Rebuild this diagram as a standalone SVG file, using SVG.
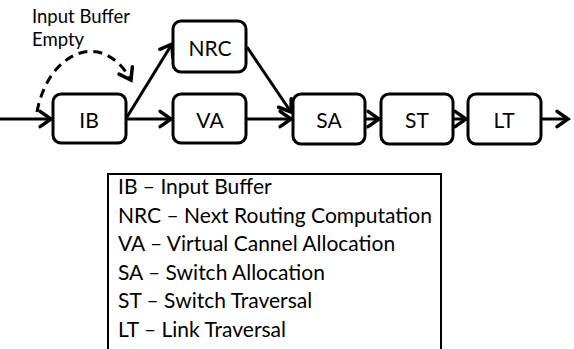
<svg xmlns="http://www.w3.org/2000/svg" width="574" height="349" viewBox="0 0 574 349">
  <defs>
    <marker id="arrow" markerUnits="userSpaceOnUse" markerWidth="24" markerHeight="24" viewBox="-13 -11 17 22" refX="0" refY="0" orient="auto">
      <path d="M-10,-7 L0,0 L-10,7" fill="none" stroke="#000" stroke-width="3.2" stroke-linejoin="miter" stroke-linecap="round"/>
    </marker>
  </defs>
  <style>
    .box { fill: #fff; stroke: #000; stroke-width: 3; }
    .lbl { font-family: Lato, "Open Sans", "Liberation Sans", sans-serif; font-size: 21px; fill: #000; text-anchor: middle; dominant-baseline: central; }
    .txt { font-family: Lato, "Open Sans", "Liberation Sans", sans-serif; font-size: 21px; fill: #000; }
    .note { font-family: Lato, "Open Sans", "Liberation Sans", sans-serif; font-size: 18.5px; fill: #000; }
    .edge { fill: none; stroke: #000; stroke-width: 3; marker-end: url(#arrow); }
    .dash { fill: none; stroke: #000; stroke-width: 3; stroke-dasharray: 9 6; marker-end: url(#arrow); }
  </style>
  <rect width="574" height="349" fill="#fff"/>

  <!-- connectors -->
  <g id="connectors">
    <line class="edge" x1="0" y1="119" x2="51" y2="119"/>
    <line class="edge" x1="127" y1="119" x2="171" y2="119"/>
    <line class="edge" x1="127" y1="117" x2="172" y2="44"/>
    <line class="edge" x1="247" y1="47" x2="291" y2="112"/>
    <line class="edge" x1="247" y1="119" x2="291" y2="119"/>
    <line class="edge" x1="366" y1="119" x2="379" y2="119"/>
    <line class="edge" x1="454" y1="119" x2="466" y2="119"/>
    <line class="edge" x1="542" y1="119" x2="568" y2="119"/>
    <path class="dash" d="M37,112 C48,52 102,28 131,80"/>
  </g>

  <!-- stage nodes -->
  <g id="IB"><rect class="box" x="53" y="94" width="73" height="49" rx="8"/><text class="lbl" x="89" y="119">IB</text></g>
  <g id="NRC"><rect class="box" x="173" y="21" width="73" height="51" rx="8"/><text class="lbl" x="210" y="47">NRC</text></g>
  <g id="VA"><rect class="box" x="173" y="94" width="73" height="49" rx="8"/><text class="lbl" x="210" y="119">VA</text></g>
  <g id="SA"><rect class="box" x="293" y="94" width="72" height="50" rx="8"/><text class="lbl" x="329" y="119">SA</text></g>
  <g id="ST"><rect class="box" x="381" y="94" width="72" height="50" rx="8"/><text class="lbl" x="417" y="119">ST</text></g>
  <g id="LT"><rect class="box" x="468" y="94" width="73" height="50" rx="8"/><text class="lbl" x="504" y="119">LT</text></g>

  <!-- annotation for the dashed bypass -->
  <g id="note">
    <text class="note" x="32" y="23">Input Buffer</text>
    <text class="note" x="32" y="46">Empty</text>
  </g>

  <!-- legend -->
  <g id="legend">
    <rect x="108" y="174" width="333" height="200" fill="none" stroke="#000" stroke-width="2"/>
    <text class="txt" x="118" y="194">IB – Input Buffer</text>
    <text class="txt" x="118" y="222.5">NRC – Next Routing Computation</text>
    <text class="txt" x="118" y="251">VA – Virtual Cannel Allocation</text>
    <text class="txt" x="118" y="279.5">SA – Switch Allocation</text>
    <text class="txt" x="118" y="308">ST – Switch Traversal</text>
    <text class="txt" x="118" y="336.5">LT – Link Traversal</text>
  </g>
</svg>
● ● ●
Make an exact copy of the whole listing, but don't bring over any pictures.

Rebuild this diagram as a standalone SVG file, using SVG.
<svg xmlns="http://www.w3.org/2000/svg" width="574" height="349" viewBox="0 0 574 349">
  <defs>
    <marker id="arrow" markerUnits="userSpaceOnUse" markerWidth="24" markerHeight="24" viewBox="-13 -11 17 22" refX="0" refY="0" orient="auto">
      <path d="M-10,-7 L0,0 L-10,7" fill="none" stroke="#000" stroke-width="3.2" stroke-linejoin="miter" stroke-linecap="round"/>
    </marker>
  </defs>
  <style>
    .box { fill: #fff; stroke: #000; stroke-width: 3; }
    .lbl { font-family: Lato, "Open Sans", "Liberation Sans", sans-serif; font-size: 21px; fill: #000; text-anchor: middle; dominant-baseline: central; }
    .txt { font-family: Lato, "Open Sans", "Liberation Sans", sans-serif; font-size: 21px; fill: #000; }
    .note { font-family: Lato, "Open Sans", "Liberation Sans", sans-serif; font-size: 18.5px; fill: #000; }
    .edge { fill: none; stroke: #000; stroke-width: 3; marker-end: url(#arrow); }
    .dash { fill: none; stroke: #000; stroke-width: 3; stroke-dasharray: 9 6; marker-end: url(#arrow); }
  </style>
  <rect width="574" height="349" fill="#fff"/>

  <!-- connectors -->
  <g id="connectors">
    <line class="edge" x1="0" y1="119" x2="51" y2="119"/>
    <line class="edge" x1="127" y1="119" x2="171" y2="119"/>
    <line class="edge" x1="127" y1="117" x2="172" y2="44"/>
    <line class="edge" x1="247" y1="47" x2="291" y2="112"/>
    <line class="edge" x1="247" y1="119" x2="291" y2="119"/>
    <line class="edge" x1="366" y1="119" x2="379" y2="119"/>
    <line class="edge" x1="454" y1="119" x2="466" y2="119"/>
    <line class="edge" x1="542" y1="119" x2="568" y2="119"/>
    <path class="dash" d="M37,112 C48,52 102,28 131,80"/>
  </g>

  <!-- stage nodes -->
  <g id="IB"><rect class="box" x="53" y="94" width="73" height="49" rx="8"/><text class="lbl" x="89" y="119">IB</text></g>
  <g id="NRC"><rect class="box" x="173" y="21" width="73" height="51" rx="8"/><text class="lbl" x="210" y="47">NRC</text></g>
  <g id="VA"><rect class="box" x="173" y="94" width="73" height="49" rx="8"/><text class="lbl" x="210" y="119">VA</text></g>
  <g id="SA"><rect class="box" x="293" y="94" width="72" height="50" rx="8"/><text class="lbl" x="329" y="119">SA</text></g>
  <g id="ST"><rect class="box" x="381" y="94" width="72" height="50" rx="8"/><text class="lbl" x="417" y="119">ST</text></g>
  <g id="LT"><rect class="box" x="468" y="94" width="73" height="50" rx="8"/><text class="lbl" x="504" y="119">LT</text></g>

  <!-- annotation for the dashed bypass -->
  <g id="note">
    <text class="note" x="32" y="23">Input Buffer</text>
    <text class="note" x="32" y="46">Empty</text>
  </g>

  <!-- legend -->
  <g id="legend">
    <rect x="108" y="174" width="333" height="200" fill="none" stroke="#000" stroke-width="2"/>
    <text class="txt" x="118" y="194">IB – Input Buffer</text>
    <text class="txt" x="118" y="222.5">NRC – Next Routing Computation</text>
    <text class="txt" x="118" y="251">VA – Virtual Cannel Allocation</text>
    <text class="txt" x="118" y="279.5">SA – Switch Allocation</text>
    <text class="txt" x="118" y="308">ST – Switch Traversal</text>
    <text class="txt" x="118" y="336.5">LT – Link Traversal</text>
  </g>
</svg>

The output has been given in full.